Jason tried hard to sound bored and just doing routine followup. The staff at juvenile hall listened to him cynically, but looked over his warrant and opened their records. Homer'd been teaching classes for several years now. He'd do a six week set, then be off for twelve, then another six weeks.
"What do you do when Homer's not here?"
"We cycle through Dance and Music. It gets us a very nice cultural balance." the Matron frowned. "I hate these switches. Homer's gotten irregular, and now he says he won't be back at all, most likely."
Jason glanced through the record, and felt his smile congealing. He noted down all the days Homer had missed, thanked the matron and left. Sat in his car and stared at the dates. Homer'd been seen picking up a blonde on September fifteenth, late, about eleven pm. Miss Franc had been killed around 2 am on the sixteenth. Homer had not shown up for class, had not called about it. On the seventeenth he'd had an altercation with a female student and departed mid-afternoon. Early morning on the eighteenth, Jason had found him, or Herod, rather, at home with a woman who fit the victim profile.
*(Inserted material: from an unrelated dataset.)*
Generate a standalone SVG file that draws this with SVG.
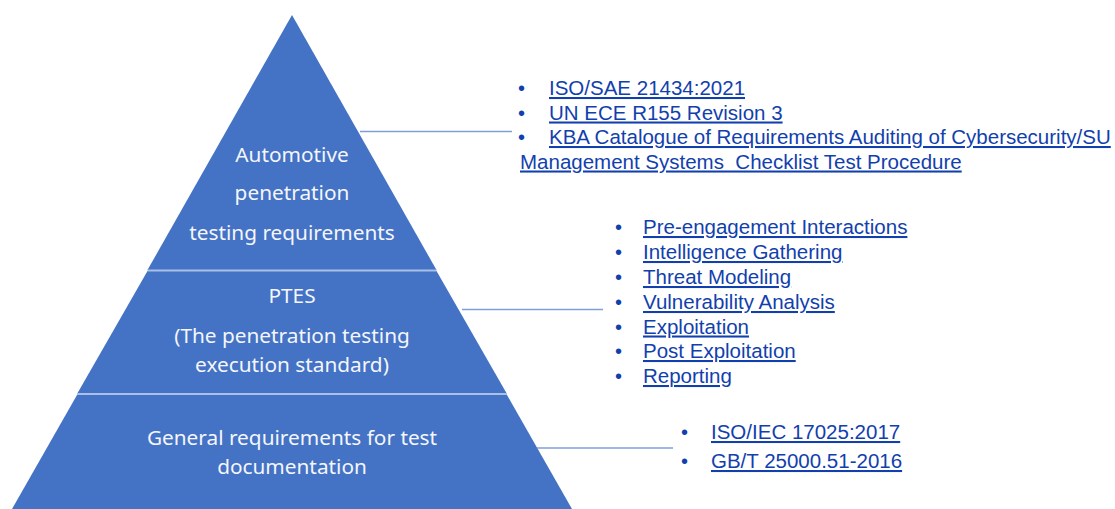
<svg xmlns="http://www.w3.org/2000/svg" width="1115" height="509" viewBox="0 0 1115 509">
  <style>
    .tier { fill: #4472C4; }
    .divider { stroke: #A9BFE6; stroke-width: 2; }
    .tier-label { font-family: "Noto Sans", "Open Sans", sans-serif; font-size: 20.8px; fill: #F4F6FB; text-anchor: middle; }
    .ref { font-family: "Liberation Sans", Arial, sans-serif; font-size: 20.5px; fill: #123FAE; text-decoration: underline; }
    .bullet { font-family: "Liberation Sans", Arial, sans-serif; font-size: 20px; fill: #123FAE; }
    .link { stroke: #7F9FDB; stroke-width: 1.5; fill: none; }
  </style>

  <rect width="1115" height="509" fill="#FFFFFF"/>

  <!-- Pyramid tiers -->
  <g id="tier-automotive">
    <polygon class="tier" points="292,15 436.5,270 147.5,270"/>
    <text class="tier-label" x="292" y="162">Automotive</text>
    <text class="tier-label" x="292" y="200">penetration</text>
    <text class="tier-label" x="292" y="240">testing requirements</text>
  </g>

  <g id="tier-ptes">
    <polygon class="tier" points="147.5,271 436.5,271 507,394 77,394"/>
    <text class="tier-label" x="292" y="303">PTES</text>
    <text class="tier-label" x="292" y="343">(The penetration testing</text>
    <text class="tier-label" x="292" y="372">execution standard)</text>
  </g>

  <g id="tier-general">
    <polygon class="tier" points="77,395 507,395 572,509 12,509"/>
    <text class="tier-label" x="292" y="445">General requirements for test</text>
    <text class="tier-label" x="292" y="474">documentation</text>
  </g>

  <!-- Tier separators -->
  <g id="separators">
    <line class="divider" x1="147.5" y1="270.5" x2="436.5" y2="270.5"/>
    <line class="divider" x1="77" y1="394" x2="507" y2="394"/>
  </g>

  <!-- Leader lines from tiers to reference lists -->
  <g id="connectors">
    <line class="link" x1="360" y1="131.5" x2="512" y2="131.5"/>
    <line class="link" x1="462" y1="309.5" x2="603" y2="309.5"/>
    <line class="link" x1="537" y1="448" x2="673" y2="448"/>
  </g>

  <!-- Automotive standards -->
  <g id="list-automotive">
    <text class="bullet" x="518" y="95">•</text>
    <text class="ref" x="549" y="95">ISO/SAE 21434:2021</text>
    <text class="bullet" x="518" y="119.5">•</text>
    <text class="ref" x="549" y="119.5">UN ECE R155 Revision 3</text>
    <text class="bullet" x="518" y="144">•</text>
    <text class="ref" x="549" y="144">KBA Catalogue of Requirements Auditing of Cybersecurity/SU</text>
    <text class="ref" x="520" y="168.5" xml:space="preserve">Management Systems  Checklist Test Procedure</text>
  </g>

  <!-- PTES phases -->
  <g id="list-ptes">
    <text class="bullet" x="615" y="234">•</text>
    <text class="ref" x="643" y="234">Pre-engagement Interactions</text>
    <text class="bullet" x="615" y="259">•</text>
    <text class="ref" x="643" y="259">Intelligence Gathering</text>
    <text class="bullet" x="615" y="284">•</text>
    <text class="ref" x="643" y="284">Threat Modeling</text>
    <text class="bullet" x="615" y="309">•</text>
    <text class="ref" x="643" y="309">Vulnerability Analysis</text>
    <text class="bullet" x="615" y="333.5">•</text>
    <text class="ref" x="643" y="333.5">Exploitation</text>
    <text class="bullet" x="615" y="358">•</text>
    <text class="ref" x="643" y="358">Post Exploitation</text>
    <text class="bullet" x="615" y="383">•</text>
    <text class="ref" x="643" y="383">Reporting</text>
  </g>

  <!-- General documentation standards -->
  <g id="list-general">
    <text class="bullet" x="681" y="439">•</text>
    <text class="ref" x="711" y="439">ISO/IEC 17025:2017</text>
    <text class="bullet" x="681" y="468">•</text>
    <text class="ref" x="711" y="468">GB/T 25000.51-2016</text>
  </g>
</svg>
Then on the twentieth, he’d dropped Homer off at his apartment around ten thirty. And returned at two in the morning to find Herod just flying back in. Victim number seven had been murdered in that three-and-a-half-hour time gap.
Jason started the car and headed for the gallery. He should be able to find Homer there, this time of day.
They were going to have to have a difficult talk about Herod.